I capitalisti ingrassano, perché i lavoratori stringono la cinghia. Nessun giornale di sinistra, o di centrosinistra, si azzarderebbe ormai a scrivere una cosa del genere, odorosa di marxismo e di lotta di classe. Lo fanno, in compenso, senza farsi troppi problemi, i giornali di destra. Meglio, lo fa quel concentrato intellettuale del grande capitale che sono le banche di investimento. L’ultimo rapporto della Goldman Sachs ai propri clienti più facoltosi li invita calorosamente a continuare a investire in azioni perché, dicono i suoi analisti, i margini di profitto delle aziende Usa resteranno alti e continueranno ad esserlo a lungo. I profitti di oggi, che non si vedevano da oltre 40 anni, sono del tutto “sostenibili”: gli anni ’50, dice il rapporto, sono tornati per restare.
Storicamente, la media dei profitti aziendali si aggira intorno all’8,3 per cento del Prodotto interno lordo, mentre oggi siamo al 10,1 per cento, una quota vista, per l’ultima volta, alla fine degli anni ‘60. Molti economisti sono convinti che, presto, si tornerà al trend storico. Ma sbagliano, dice Goldman Sachs. Il balzo dei profitti non è temporaneo, ma strutturale. Lo dimostra il declino della quota del lavoro sul reddito nazionale, su una traiettoria discendente di lungo periodo, che l’ha portata al 62 per cento, una percentuale che non si vedeva dalla fine degli anni ’50.
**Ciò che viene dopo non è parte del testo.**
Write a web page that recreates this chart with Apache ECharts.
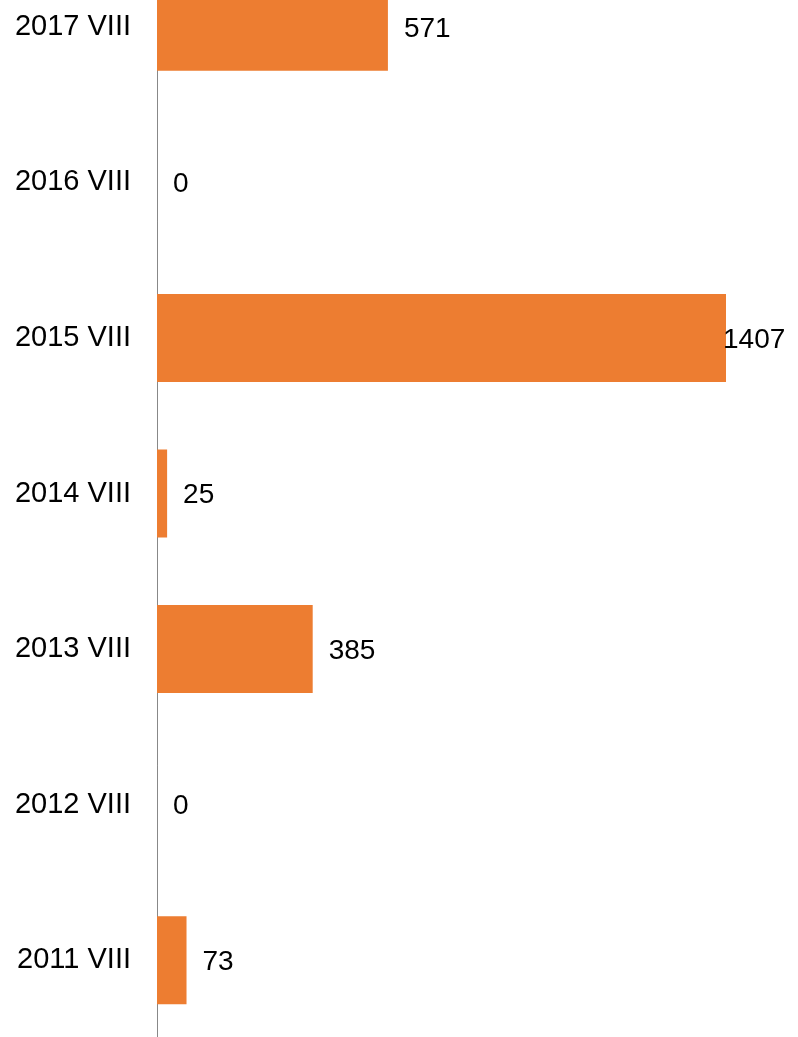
<!DOCTYPE html>
<html>
<head>
<meta charset="utf-8">
<script src="https://cdn.jsdelivr.net/npm/echarts@6/dist/echarts.min.js"></script>
<style>
html,body{margin:0;padding:0;background:#fff;overflow:hidden;}
#chart{width:798px;height:1089px;margin-top:-51px;}
</style>
</head>
<body>
<div id="chart"></div>
<script>
const categories = ['2011 VIII', '2012 VIII', '2013 VIII', '2014 VIII', '2015 VIII', '2016 VIII', '2017 VIII'];
const values = [73, 0, 385, 25, 1407, 0, 571];

const maxVal = Math.max(...values);
const chart = echarts.init(document.getElementById('chart'));
chart.setOption({
  animation: false,
  grid: { left: 157, top: 0, height: 1089, width: 569 },
  xAxis: {
    type: 'value', min: 0, max: maxVal,
    show: false
  },
  yAxis: {
    type: 'category',
    data: categories,
    axisLine: { show: true, lineStyle: { color: '#888888', width: 1 } },
    axisTick: { show: false },
    axisLabel: { margin: 26, fontSize: 29, color: '#000', padding: [4, 0, 0, 0], fontFamily: 'Liberation Sans, Arial, sans-serif' }
  },
  series: [{
    type: 'bar',
    barWidth: 88,
    itemStyle: { color: '#ED7D31' },
    label: {
      show: true, position: 'right', distance: 16, offset: [0, 2],
      fontSize: 28, color: '#000', fontFamily: 'Liberation Sans, Arial, sans-serif'
    },
    data: values.map(v => v === maxVal ? { value: v, label: { distance: -3 } } : v)
  }]
});
</script>
</body>
</html>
Queste tendenze, dice il rapporto, sono destinate a mantenersi a lungo, perché scaturiscono da mutamenti di lungo periodo: l’arrivo della Cina sul mercato mondiale, l’allargarsi della globalizzazione al di là del gigante cinese. Si potrebbe aggiungere anche la tecnologia, con l’avanzare della automazione e della digitalizzazione. Goldman Sachs insiste invece su un altro elemento: la scomparsa del sindacato e la conseguente diminuzione di capacità contrattuale da parte dei lavoratori. Rispetto al picco del 35 per cento, nel 1954, il tasso di sindacalizzazione delle maestranze americane è ormai sceso ad un quasi invisibile 11 per cento. Molto americano e anche un po’ risibile, visto con occhi europei.
Ma è davvero così? A stare alle statistiche dell’Ilo (l’organizzazione Onu per il lavoro) non si direbbe. In Italia (ma il dato è del 2007 ed è probabile che, poi, sia andata peggio) la percentuale di lavoratori iscritti al sindacato, sul totale degli occupati, è del 24 per cento. In Germania, la terra della potentissima IG Metall, la base del sindacato è, in realtà, anche più ristretta: il 15-16 per cento degli occupati, non troppo lontano dai livelli americani. Cosa c’è di diverso fra Europa e America? La vera differenza la fanno i contratti collettivi. Negli Usa, solo il 12-13 per cento dei lavoratori è coperto da un contratto collettivo, più o meno quanto gli iscritti al sindacato. In Germania, invece, anche se gli iscritti sono solo il 15 per cento, circa il 60 per cento dei lavoratori fa riferimento ad un contratto collettivo. In Italia arriviamo, secondo l’Ilo, al 98 per cento: la contrattazione individuale è, praticamente, sconosciuta.
In altre parole, in Italia come in Germania, il sindacato riesce a proiettare, al contrario di quanto avviene in America, un alone, un’eco assai più ampia di quanto la sua forza intrinseca giustificherebbe: come in un cartone animato in cui Pippo manovra una pesante clava, in equilibrio sempre più precario su una lastra di ghiaccio che si restringe. Potrebbe non durare a lungo: ci sono segnali ripetuti, soprattutto nei paesi della periferia europea più colpiti dall’austerità, di una progressiva americanizzazione dei rapporti di lavoro.
Sotto questo profilo, non sono abbastanza rassicuranti i risultati di un’inchiesta della Welt, un quotidiano tedesco conservatore, sull’aumento degli iscritti al sindacato in Germania. Nel 2013, scrive il giornale, sugli otto sindacati che compongono la Dgb, la Confederazione dei lavoratori, cinque hanno aumentato gli iscritti e, fra questi, ci sono sia la IG Metall (i metalmeccanici, il più grande sindacato tedesco) sia la Verdi, il sindacato dei servizi, che, da soli, rappresentano i due terzi degli iscritti alla Dgb. A suo modo, è un risultato anche storico, visto che la Verdi è riuscita finalmente, l’anno scorso, a risuperare il numero di iscritti con cui era nata, dieci anni fa. Ma sono aumenti minimi, 0,5 – 1 per cento, in una situazione in cui, dato che l’occupazione, in Germania, è in aumento, avrebbe dovuto consentire molto di più.